WHAT THE EXERCISE ASKS ▸
Do not repeat pictures. Repeat exactly the lines of the listing below from its first line through the line with "Chart.register(...registerables);".

RECORDED DATA ▸
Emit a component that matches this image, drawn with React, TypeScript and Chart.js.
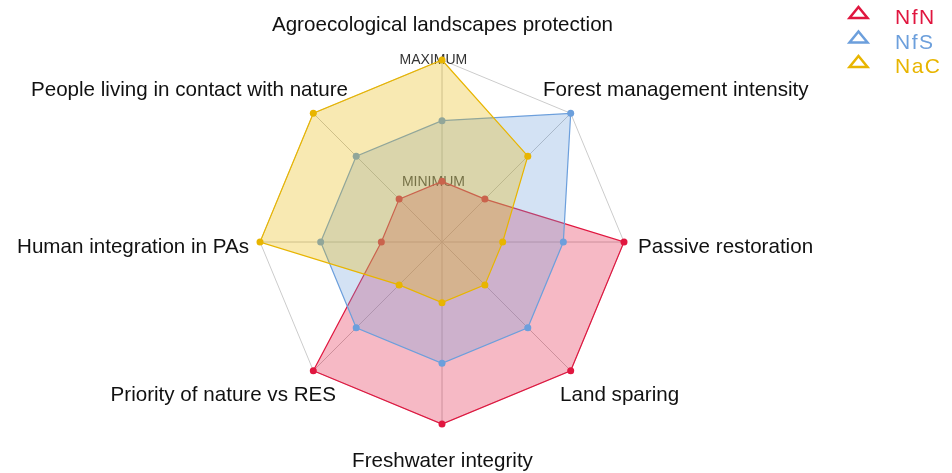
import React, { useEffect, useRef } from "react";
import { Chart, registerables } from "chart.js";

Chart.register(...registerables);

const AXIS_LABELS = [
  "Agroecological landscapes protection",
  "Forest management intensity",
  "Passive restoration",
  "Land sparing",
  "Freshwater integrity",
  "Priority of nature vs RES",
  "Human integration in PAs",
  "People living in contact with nature",
];

const NFN = [1, 1, 3, 3, 3, 3, 1, 1];
const NFS = [2, 3, 2, 2, 2, 2, 2, 2];
const NAC = [3, 2, 1, 1, 1, 1, 3, 3];

const SERIES_NAMES = ["NfN", "NfS", "NaC"];

const SCALE_MIN = 0;
const SCALE_MAX = 3;
const LEVEL_LABEL_VALUES = [1, 3];
const LEVEL_LABEL_TEXTS = ["MINIMUM", "MAXIMUM"];

// label layout, in units of the radar radius relative to its centre
const LABEL_LAYOUT: { dx: number; dy: number; align: CanvasTextAlign }[] = [
  { dx: 0, dy: -1.159, align: "center" },
  { dx: 0.552, dy: -0.802, align: "left" },
  { dx: 1.074, dy: 0.06, align: "left" },
  { dx: 0.646, dy: 0.874, align: "left" },
  { dx: 0, dy: 1.236, align: "center" },
  { dx: -0.585, dy: 0.874, align: "right" },
  { dx: -1.063, dy: 0.06, align: "right" },
  { dx: -0.519, dy: -0.802, align: "right" },
];

const COLORS = ["#E0163F", "#6C9FDC", "#E8B500"];
const FILLS = ["rgba(226,22,62,0.3)", "rgba(108,159,220,0.3)", "rgba(232,181,0,0.3)"];

const customDraw = {
  id: "customDraw",
  beforeDatasetsDraw(chart: any) {
    const scale = chart.scales.r;
    const ctx = chart.ctx;
    ctx.save();
    ctx.font = "14px 'Liberation Sans', Arial, sans-serif";
    ctx.fillStyle = "#333333";
    ctx.textAlign = "center";
    ctx.textBaseline = "middle";
    LEVEL_LABEL_VALUES.forEach((v, i) => {
      const p = scale.getPointPositionForValue(0, v);
      ctx.fillText(LEVEL_LABEL_TEXTS[i], p.x - 0.047 * scale.drawingArea, p.y + 0.5);
    });
    ctx.restore();
  },
  afterDraw(chart: any) {
    const scale = chart.scales.r;
    const ctx = chart.ctx;
    const R = scale.drawingArea;
    const cx = scale.xCenter + 0.5;
    const cy = scale.yCenter;
    ctx.save();
    ctx.font = "20.6px 'Liberation Sans', Arial, sans-serif";
    ctx.fillStyle = "#111111";
    ctx.textBaseline = "alphabetic";
    AXIS_LABELS.forEach((lab, i) => {
      const l = LABEL_LAYOUT[i];
      ctx.textAlign = l.align;
      ctx.fillText(lab, cx + l.dx * R, cy + l.dy * R);
    });
    // legend
    const W = chart.width;
    SERIES_NAMES.forEach((name, i) => {
      const top = 7 + i * 24.5;
      const xm = W - 93.5;
      ctx.beginPath();
      ctx.moveTo(xm, top);
      ctx.lineTo(xm + 9, top + 11);
      ctx.lineTo(xm - 9, top + 11);
      ctx.closePath();
      ctx.lineWidth = 2.5;
      ctx.lineJoin = "miter";
      ctx.strokeStyle = COLORS[i];
      ctx.stroke();
      ctx.font = "21px 'Liberation Sans', Arial, sans-serif";
      (ctx as any).letterSpacing = "1.5px";
      ctx.fillStyle = COLORS[i];
      ctx.textAlign = "left";
      ctx.fillText(name, W - 57, top + 17);
      (ctx as any).letterSpacing = "0px";
    });
    ctx.restore();
  },
};

export default function App() {
  const ref = useRef<HTMLCanvasElement | null>(null);
  useEffect(() => {
    if (!ref.current) return;
    const series = [NFN, NFS, NAC];
    const chart = new Chart(ref.current, {
      type: "radar",
      data: {
        labels: AXIS_LABELS,
        datasets: series.map((d, i) => ({
          label: SERIES_NAMES[i],
          data: d,
          borderColor: COLORS[i],
          backgroundColor: FILLS[i],
          borderWidth: 1.2,
          fill: true,
          pointRadius: 3.5,
          pointBorderWidth: 0,
          pointBackgroundColor: COLORS[i],
          order: 3 - i,
          clip: false as any,
        })),
      },
      options: {
        animation: false,
        responsive: true,
        maintainAspectRatio: false,
        layout: { padding: { top: 60, bottom: 49, left: 0, right: 67 } },
        plugins: { legend: { display: false }, tooltip: { enabled: false } },
        elements: { line: { tension: 0 } },
        scales: {
          r: {
            min: SCALE_MIN,
            max: SCALE_MAX,
            ticks: { display: false, stepSize: 1 },
            pointLabels: { display: false },
            grid: {
              color: (c: any) => (c.tick && c.tick.value === SCALE_MAX ? "#cccccc" : "rgba(0,0,0,0)"),
              lineWidth: 1,
            },
            angleLines: { color: "#c4c4c4", lineWidth: 1 },
          },
        },
      },
      plugins: [customDraw],
    });
    return () => chart.destroy();
  }, []);
  return (
    <div style={{ position: "absolute", left: 0, top: 0, width: 952, height: 473 }}>
      <canvas ref={ref} />
    </div>
  );
}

EXERCISE SOLUTION ▸
Emit a component that matches this image, drawn with React, TypeScript and Chart.js.
import React, { useEffect, useRef } from "react";
import { Chart, registerables } from "chart.js";

Chart.register(...registerables);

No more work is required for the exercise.